■ Provided material ■

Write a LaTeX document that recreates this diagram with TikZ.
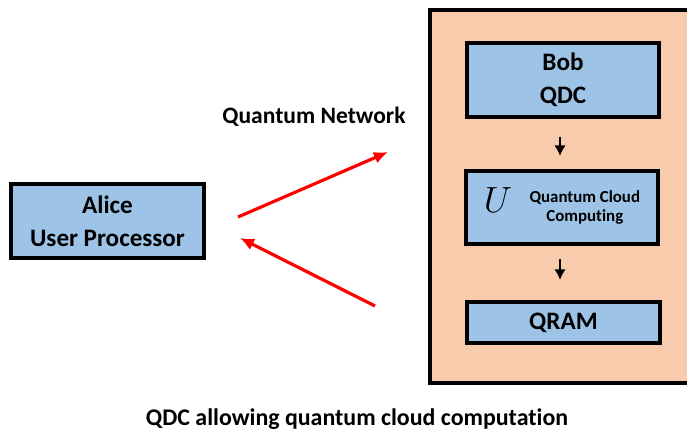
\documentclass[tikz,border=0pt]{standalone}
\usepackage{fontspec}
\setmainfont{Carlito}[Ligatures=NoCommon]
\usetikzlibrary{arrows.meta}
\definecolor{boxblue}{HTML}{9DC3E6}
\definecolor{peach}{HTML}{F8CBAD}
\definecolor{netred}{HTML}{FF0000}
\tikzset{
  bluebox/.style={draw=black, fill=boxblue, line width=1.9pt, align=center,
    inner sep=0pt, font=\fontsize{14.3}{18.8}\selectfont\bfseries},
  netarrow/.style={draw=netred, line width=1.8pt, -{Latex[length=8pt,width=7pt]}},
  smallarrow/.style={line width=1.2pt, -{Latex[length=6pt,width=6.5pt]}}
}
\begin{document}
\begin{tikzpicture}[x=0.02cm, y=-0.02cm]
  \clip (0,0) rectangle (687,432);

  % QDC container
  \draw[fill=peach, line width=1.9pt] (430,10) rectangle (700,383);

  \node[bluebox, minimum width=3.84cm, minimum height=1.48cm] (bob) at (563,80) {Bob\\QDC};
  \node[bluebox, minimum width=3.84cm, minimum height=1.46cm] (cloud) at (562,207.5)
    {{\fontsize{22}{22}\selectfont\mdseries$U$}\hspace{10pt}%
     {\fontsize{9.6}{11.6}\selectfont\begin{tabular}{@{}c@{}}Quantum Cloud\\[-1pt]Computing\end{tabular}}};
  \node[bluebox, minimum width=3.86cm, minimum height=0.82cm] (qram) at (563.5,322.5) {QRAM};

  \coordinate (a1s) at (560,137);
  \coordinate (a1e) at (560,156);
  \coordinate (a2s) at (560,259);
  \coordinate (a2e) at (560,280);
  \draw[smallarrow] (a1s) -- (a1e);
  \draw[smallarrow] (a2s) -- (a2e);

  % user side
  \node[bluebox, minimum width=3.86cm, minimum height=1.48cm] (alice) at (107.5,221) {Alice\\User Processor};

  \coordinate (out0) at (238,217);
  \coordinate (out1) at (388,152);
  \coordinate (in0) at (375,306);
  \coordinate (in1) at (240,238);
  \draw[netarrow] (out0) -- (out1);
  \draw[netarrow] (in0) -- (in1);

  \node[font=\fontsize{13.4}{15}\selectfont\bfseries] (net) at (314,117) {Quantum Network};
  \node[font=\fontsize{13.6}{16}\selectfont\bfseries] (caption) at (357,419) {QDC allowing quantum cloud computation};
\end{tikzpicture}
\end{document}
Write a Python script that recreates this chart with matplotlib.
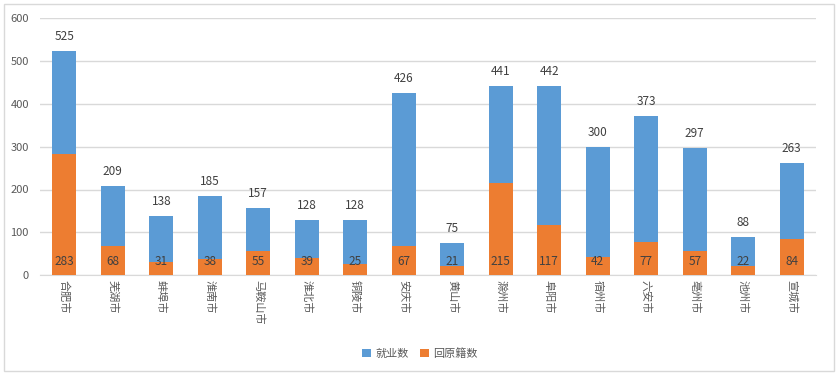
import matplotlib
matplotlib.use("Agg")
import matplotlib.pyplot as plt
from matplotlib.patches import Rectangle

plt.rcParams['font.family'] = ['Noto Sans CJK SC', 'DejaVu Sans']

cities = ["合肥市", "芜湖市", "蚌埠市", "淮南市", "马鞍山市", "淮北市", "铜陵市", "安庆市",
          "黄山市", "滁州市", "阜阳市", "宿州市", "六安市", "亳州市", "池州市", "宣城市"]
employed = [525, 209, 138, 185, 157, 128, 128, 426, 75, 441, 442, 300, 373, 297, 88, 263]
returned = [283, 68, 31, 38, 55, 39, 25, 67, 21, 215, 117, 42, 77, 57, 22, 84]

blue = "#5b9bd5"
orange = "#ed7d31"
txt = "#404040"
tick_c = "#595959"

fig = plt.figure(figsize=(8.38, 3.75), dpi=100)
fig.patches.append(Rectangle((4/838, 4/375), 830/838, 367/375, transform=fig.transFigure,
                             fill=False, edgecolor="#d9d9d9", linewidth=1))
ax = fig.add_axes([40/838, 1-275/375, 776/838, (275-18.5)/375])

x = list(range(len(cities)))
ax.bar(x, employed, width=0.5, color=blue, label="就业数", zorder=2)
ax.bar(x, returned, width=0.5, color=orange, label="回原籍数", zorder=3)

for xi, e, r in zip(x, employed, returned):
    ax.text(xi, e + 34, str(e), ha="center", va="center", fontsize=8.5, color=txt, zorder=4)
    ax.text(xi, 32, str(r), ha="center", va="center", fontsize=8.5, color=txt, zorder=4)

ax.set_xlim(-0.5, len(cities) - 0.5)
ax.set_ylim(0, 600)
ax.set_yticks(range(0, 601, 100))
ax.yaxis.grid(True, color="#d9d9d9", linewidth=1, zorder=0)
ax.set_axisbelow(True)
for s in ["top", "right", "left"]:
    ax.spines[s].set_visible(False)
ax.spines["bottom"].set_color("#d9d9d9")
ax.tick_params(axis="both", length=0, labelsize=8, colors=tick_c)
ax.tick_params(axis="y", pad=8)
ax.set_xticks(x)
ax.set_xticklabels(cities, rotation=-90, va="top", ha="center")

ax.legend(loc="upper center", bbox_to_anchor=(0.49, -0.245), ncol=2, frameon=False,
          fontsize=8, labelcolor=tick_c, handlelength=0.8, handleheight=0.8,
          columnspacing=1.0, handletextpad=0.4)

fig.savefig("out.png", dpi=100)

■ What is being asked ■
Retype every entry verbatim and exclude the pictures from the copy.

■ Exercise response ■
Write a LaTeX document that recreates this diagram with TikZ.
\documentclass[tikz,border=0pt]{standalone}
\usepackage{fontspec}
\setmainfont{Carlito}[Ligatures=NoCommon]
\usetikzlibrary{arrows.meta}
\definecolor{boxblue}{HTML}{9DC3E6}
\definecolor{peach}{HTML}{F8CBAD}
\definecolor{netred}{HTML}{FF0000}
\tikzset{
  bluebox/.style={draw=black, fill=boxblue, line width=1.9pt, align=center,
    inner sep=0pt, font=\fontsize{14.3}{18.8}\selectfont\bfseries},
  netarrow/.style={draw=netred, line width=1.8pt, -{Latex[length=8pt,width=7pt]}},
  smallarrow/.style={line width=1.2pt, -{Latex[length=6pt,width=6.5pt]}}
}
\begin{document}
\begin{tikzpicture}[x=0.02cm, y=-0.02cm]
  \clip (0,0) rectangle (687,432);

  % QDC container
  \draw[fill=peach, line width=1.9pt] (430,10) rectangle (700,383);

  \node[bluebox, minimum width=3.84cm, minimum height=1.48cm] (bob) at (563,80) {Bob\\QDC};
  \node[bluebox, minimum width=3.84cm, minimum height=1.46cm] (cloud) at (562,207.5)
    {{\fontsize{22}{22}\selectfont\mdseries$U$}\hspace{10pt}%
     {\fontsize{9.6}{11.6}\selectfont\begin{tabular}{@{}c@{}}Quantum Cloud\\[-1pt]Computing\end{tabular}}};
  \node[bluebox, minimum width=3.86cm, minimum height=0.82cm] (qram) at (563.5,322.5) {QRAM};

  \coordinate (a1s) at (560,137);
  \coordinate (a1e) at (560,156);
  \coordinate (a2s) at (560,259);
  \coordinate (a2e) at (560,280);
  \draw[smallarrow] (a1s) -- (a1e);
  \draw[smallarrow] (a2s) -- (a2e);

  % user side
  \node[bluebox, minimum width=3.86cm, minimum height=1.48cm] (alice) at (107.5,221) {Alice\\User Processor};

  \coordinate (out0) at (238,217);
  \coordinate (out1) at (388,152);
  \coordinate (in0) at (375,306);
  \coordinate (in1) at (240,238);
  \draw[netarrow] (out0) -- (out1);
  \draw[netarrow] (in0) -- (in1);

  \node[font=\fontsize{13.4}{15}\selectfont\bfseries] (net) at (314,117) {Quantum Network};
  \node[font=\fontsize{13.6}{16}\selectfont\bfseries] (caption) at (357,419) {QDC allowing quantum cloud computation};
\end{tikzpicture}
\end{document}
Write a Python script that recreates this chart with matplotlib.
import matplotlib
matplotlib.use("Agg")
import matplotlib.pyplot as plt
from matplotlib.patches import Rectangle

plt.rcParams['font.family'] = ['Noto Sans CJK SC', 'DejaVu Sans']

cities = ["合肥市", "芜湖市", "蚌埠市", "淮南市", "马鞍山市", "淮北市", "铜陵市", "安庆市",
          "黄山市", "滁州市", "阜阳市", "宿州市", "六安市", "亳州市", "池州市", "宣城市"]
employed = [525, 209, 138, 185, 157, 128, 128, 426, 75, 441, 442, 300, 373, 297, 88, 263]
returned = [283, 68, 31, 38, 55, 39, 25, 67, 21, 215, 117, 42, 77, 57, 22, 84]

blue = "#5b9bd5"
orange = "#ed7d31"
txt = "#404040"
tick_c = "#595959"

fig = plt.figure(figsize=(8.38, 3.75), dpi=100)
fig.patches.append(Rectangle((4/838, 4/375), 830/838, 367/375, transform=fig.transFigure,
                             fill=False, edgecolor="#d9d9d9", linewidth=1))
ax = fig.add_axes([40/838, 1-275/375, 776/838, (275-18.5)/375])

x = list(range(len(cities)))
ax.bar(x, employed, width=0.5, color=blue, label="就业数", zorder=2)
ax.bar(x, returned, width=0.5, color=orange, label="回原籍数", zorder=3)

for xi, e, r in zip(x, employed, returned):
    ax.text(xi, e + 34, str(e), ha="center", va="center", fontsize=8.5, color=txt, zorder=4)
    ax.text(xi, 32, str(r), ha="center", va="center", fontsize=8.5, color=txt, zorder=4)

ax.set_xlim(-0.5, len(cities) - 0.5)
ax.set_ylim(0, 600)
ax.set_yticks(range(0, 601, 100))
ax.yaxis.grid(True, color="#d9d9d9", linewidth=1, zorder=0)
ax.set_axisbelow(True)
for s in ["top", "right", "left"]:
    ax.spines[s].set_visible(False)
ax.spines["bottom"].set_color("#d9d9d9")
ax.tick_params(axis="both", length=0, labelsize=8, colors=tick_c)
ax.tick_params(axis="y", pad=8)
ax.set_xticks(x)
ax.set_xticklabels(cities, rotation=-90, va="top", ha="center")

ax.legend(loc="upper center", bbox_to_anchor=(0.49, -0.245), ncol=2, frameon=False,
          fontsize=8, labelcolor=tick_c, handlelength=0.8, handleheight=0.8,
          columnspacing=1.0, handletextpad=0.4)

fig.savefig("out.png", dpi=100)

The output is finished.